Fortunately this energy contribution often is not the dominating part and even simple approximations cover it with a good enough accuracy, e.g., the local density approximation that assumes the exchange-correlation energy of a homogeneous electron gas. For the homogeneous electron gas an expression for the exchange energy in terms of the density is known and the correlation energy can numerically be calculated by simulations.

As indicated in my first sentence of this answer improving the accuracy of approximations to the exchange-correlation functional is ongoing research. One knows several properties the exact exchange-correlation functional has to fulfill. I think getting an intuitive physical picture on how the interactions are encoded in the ground-state density is strongly connected to knowing and understanding these properties. Unfortunately I cannot give you insights on this.

Systematic improvements to the exchange-correlation functional often go beyond only using the charge density in a direct way. Since most of the exchange-correlation energy is due to exchange you see many approaches to express the exchange part exactly in terms of Kohn-Sham orbitals. This can then be used to construct a hybrid functional or to combine it with the random phase approximation to the correlation energy.

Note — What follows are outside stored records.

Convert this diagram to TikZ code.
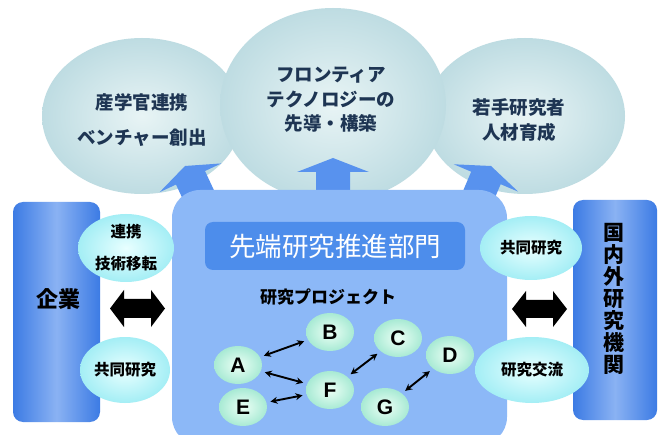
\documentclass[tikz,border=0pt]{standalone}
\usepackage{fontspec}
\setmainfont{Noto Sans CJK JP}
\newfontfamily\latinf{Liberation Sans}
\usetikzlibrary{shapes.geometric,arrows.meta}
\definecolor{circin}{HTML}{E8F4F5}
\definecolor{circout}{HTML}{BEDCE2}
\definecolor{navytext}{HTML}{1E3553}
\definecolor{mainblue}{HTML}{8CB8F7}
\definecolor{titleblue}{HTML}{4D8DEB}
\definecolor{sideedge}{HTML}{3C7BE4}
\definecolor{sidemid}{HTML}{8AB2F3}
\definecolor{arrowblue}{HTML}{5892EE}
\definecolor{cyanin}{HTML}{E8FFFF}
\definecolor{cyanout}{HTML}{A4EEF5}
\definecolor{mintin}{HTML}{ECFFF5}
\definecolor{mintout}{HTML}{A8EAD4}
\begin{document}
\begin{tikzpicture}[x=1pt,y=-1pt,
  bigcirc/.style={ellipse, inner sep=0pt, shading=radial, inner color=circin, outer color=circout},
  circtext/.style={text=navytext, font=\fontsize{18.5}{24.5}\selectfont\bfseries, align=center, inner sep=0pt},
  sideell/.style={ellipse, inner sep=0pt, shading=radial, inner color=cyanin, outer color=cyanout, font=\fontsize{15.5}{32}\selectfont\bfseries, align=center},
  proj/.style={ellipse, minimum width=48pt, minimum height=38pt, inner sep=0pt, shading=radial, inner color=mintin, outer color=mintout, font=\latinf\bfseries\fontsize{21}{21}\selectfont},
  link/.style={{Stealth[length=7pt,width=7pt]}-{Stealth[length=7pt,width=7pt]}, line width=1.9pt, shorten >=4pt, shorten <=4pt},
  uparr/.style={fill=arrowblue},
  blockarr/.style={fill=black},
  sidebox/.style={rounded corners=10pt, left color=sideedge, right color=sideedge, middle color=sidemid, inner sep=0pt}
]
\useasboundingbox (0,0) rectangle (658,435);
\fill[white] (0,0) rectangle (658,435);

% top ellipses
\node[bigcirc, minimum width=200pt, minimum height=156pt] (lc) at (142,116) {};
\node[bigcirc, minimum width=200pt, minimum height=156pt] (rc) at (525,116) {};
\node[bigcirc, minimum width=226pt, minimum height=194pt] (mc) at (333,105) {};
\node[circtext] (lct1) at (142,102) {産学官連携};
\node[circtext] (lct2) at (142,138) {ベンチャー創出};
\node[circtext] (mct) at (331,100) {フロンティア\\テクノロジーの\\先導・構築};
\node[circtext] (rct) at (519,120) {若手研究者\\人材育成};

% upward arrows
\fill[uparr, shift={(333,158)}] (0,0) -- (36,14) -- (17,14) -- (17,45) -- (-17,45) -- (-17,14) -- (-36,14) -- cycle;
\fill[uparr, shift={(185,166)}, rotate=25] (0,0) -- (34,13) -- (16,13) -- (16,45) -- (-16,45) -- (-16,13) -- (-34,13) -- cycle;
\fill[uparr, shift={(491,166)}, rotate=-23] (0,0) -- (35,13) -- (16,13) -- (16,45) -- (-16,45) -- (-16,13) -- (-35,13) -- cycle;

% main box
\fill[mainblue, rounded corners=28pt] (172,190) rectangle (507,445);
\node[fill=titleblue, rounded corners=8pt, minimum width=260pt, minimum height=48pt, inner sep=0pt,
  text=white, font=\fontsize{26.5}{26.5}\selectfont] (title) at (335,246) {先端研究推進部門};
\node[font=\fontsize{17}{17}\selectfont\bfseries, inner sep=0pt] (projlabel) at (328,297) {研究プロジェクト};

% side boxes
\node[sidebox, minimum width=87pt, minimum height=220pt] (kigyo) at (56.5,312) {};
\node[font=\fontsize{22}{22}\selectfont\bfseries, inner sep=0pt] (kigyot) at (58,299) {企業};
\node[sidebox, minimum width=84pt, minimum height=220pt] (inst) at (615,310) {};
\node[font=\fontsize{21}{22}\selectfont\bfseries, align=center, inner sep=0pt] (instt) at (614,299) {国\\内\\外\\研\\究\\機\\関};

% side ellipses
\node[sideell, minimum width=96pt, minimum height=68pt] (renkei) at (126,248) {連携\\技術移転};
\node[sideell, minimum width=90pt, minimum height=66pt] (kyodoL) at (125,370) {共同研究};
\node[sideell, minimum width=102pt, minimum height=64pt] (kyodoR) at (531,248) {共同研究};
\node[sideell, minimum width=114pt, minimum height=66pt] (koryu) at (532,370) {研究交流};

% black double block arrows
\fill[blockarr] (110,308.5) -- (124,290) -- (124,299) -- (151,299) -- (151,290) -- (165,308.5) -- (151,327) -- (151,318) -- (124,318) -- (124,327) -- cycle;
\fill[blockarr] (512,309) -- (526,291) -- (526,300) -- (553,300) -- (553,291) -- (567,309) -- (553,327) -- (553,318) -- (526,318) -- (526,327) -- cycle;

% project nodes
\node[proj] (A) at (238,365) {A};
\node[proj] (B) at (330,332) {B};
\node[proj] (C) at (398,338) {C};
\node[proj] (D) at (450,355) {D};
\node[proj] (E) at (243,407) {E};
\node[proj] (F) at (330,390) {F};
\node[proj] (G) at (385,407) {G};

\draw[link] (A) -- (B);
\draw[link] (A) -- (F);
\draw[link] (E) -- (F);
\draw[link] (F) -- (C);
\draw[link] (G) -- (D);
\end{tikzpicture}
\end{document}
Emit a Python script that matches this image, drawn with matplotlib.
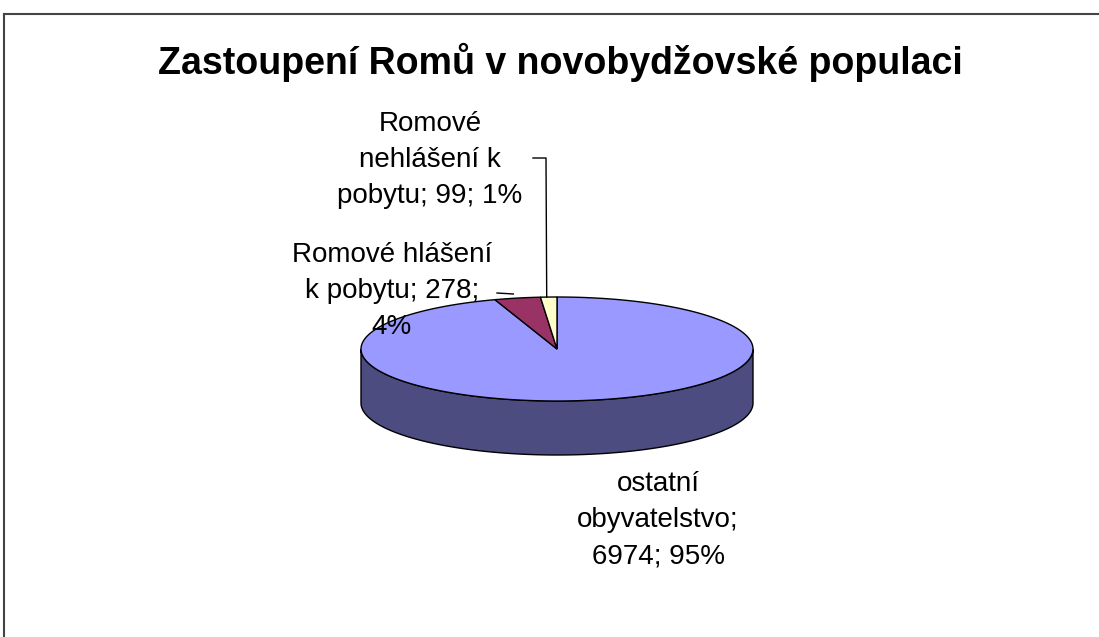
import numpy as np
import matplotlib.pyplot as plt
from matplotlib.patches import Polygon

plt.rcParams['font.family'] = ['Liberation Sans', 'DejaVu Sans']

# data
labels = ['ostatní\nobyvatelstvo;\n6974; 95%',
          'Romové hlášení\nk pobytu; 278;\n4%',
          'Romové\nnehlášení k\npobytu; 99; 1%']
values = [6974, 278, 99]
top_colors = ['#9999FF', '#993366', '#FFFFCC']
side_colors = ['#4C4C80', '#4D1A33', '#808066']
title = 'Zastoupení Romů v novobydžovské populaci'

# geometry of the 3D pie (pixel space)
cx, cy = 557, 349
rx, ry = 196, 52
depth = 54

W, H = 1099, 637
fig = plt.figure(figsize=(W / 100, H / 100), dpi=100)
ax = fig.add_axes([0, 0, 1, 1])
ax.set_xlim(0, W)
ax.set_ylim(H, 0)
ax.axis('off')


def pt(t, dz=0.0):
    t = np.radians(t)
    return cx + rx * np.cos(t), cy - ry * np.sin(t) + dz


def arc(t0, t1, dz=0.0, n=200):
    ts = np.linspace(t0, t1, n)
    return [pt(t, dz) for t in ts]


# slices go clockwise from 12 o'clock
fracs = np.array(values) / sum(values)
bounds = 90 - np.concatenate([[0], np.cumsum(fracs) * 360])

# side walls (front half only, 180..360 deg)
for i in range(len(values)):
    a0, a1 = bounds[i + 1], bounds[i]  # a0 < a1
    for off in (0, -360):
        lo = max(a0 + off, -180)
        hi = min(a1 + off, 0)
        if lo < hi:
            poly = arc(lo, hi) + arc(hi, lo, depth)
            ax.add_patch(Polygon(poly, closed=True, fc=side_colors[i],
                                 ec='black', lw=1, zorder=2))

# top faces
for i in range(len(values)):
    a0, a1 = bounds[i + 1], bounds[i]
    poly = [(cx, cy)] + arc(a1, a0)
    ax.add_patch(Polygon(poly, closed=True, fc=top_colors[i],
                         ec='black', lw=1, zorder=3))

# frame (top and left edges only)
ax.plot([4, W], [14, 14], color='#444444', lw=1.5, zorder=5)
ax.plot([4, 4], [14, H], color='#444444', lw=1.5, zorder=5)

ax.text(560, 62, title, fontsize=27, fontweight='bold', ha='center',
        va='center', zorder=6)

fs = 20
ls = 1.52
# ostatní
ax.text(658, 520, labels[0], fontsize=fs, ha='center', va='center',
        linespacing=ls, zorder=6)
# hlášení
ax.text(392, 291, labels[1], fontsize=fs, ha='center', va='center',
        linespacing=ls, zorder=6)
mx, my = pt((bounds[1] + bounds[2]) / 2)
ax.plot([497, mx - 4], [293, 294], color='black', lw=1, zorder=6)
# nehlášení
ax.text(430, 160, labels[2], fontsize=fs, ha='center', va='center',
        linespacing=ls, zorder=6)
mx, my = pt((bounds[2] + bounds[3]) / 2)
ax.plot([533, 546, mx - 2], [158, 158, my], color='black', lw=1, zorder=6)

fig.savefig('out.png', dpi=100, facecolor='white')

Of course, one actually does not want to use the Kohn Sham orbitals for this because the resulting expressions are connected to significant computational demands. But the fact that it is done in this way indicates how difficult it is to directly extract the exchange-correlation energy from the density. It might also indicate that a practically usable physical picture directly connecting the density to the respecive interactions is not really available. But of course, it might also indicate that the encoding of this quantity in the rather featureless electron density is just too subtile to be usable.

• +100. An amazing first answer! Welcome to our community, and thank you for your contribution! We hope to see much more of you !!! We are still very new (entered public beta in May 2020). – Nike Dattani Sep 20 '20 at 16:22

I really don't think that I have to be convinced in any conceptual/philosophical way.

As we are dealing with Science, and in this particular case, Exact Science, whenever the method reproduce the experimental properties, it is good enough. If also, it is capable to predict the properties/existence of new materials, is better. As soon as it fails (like "old" functionals used to simulate the interaction of graphene sheets), new methods (in this case, new functionals) are developed.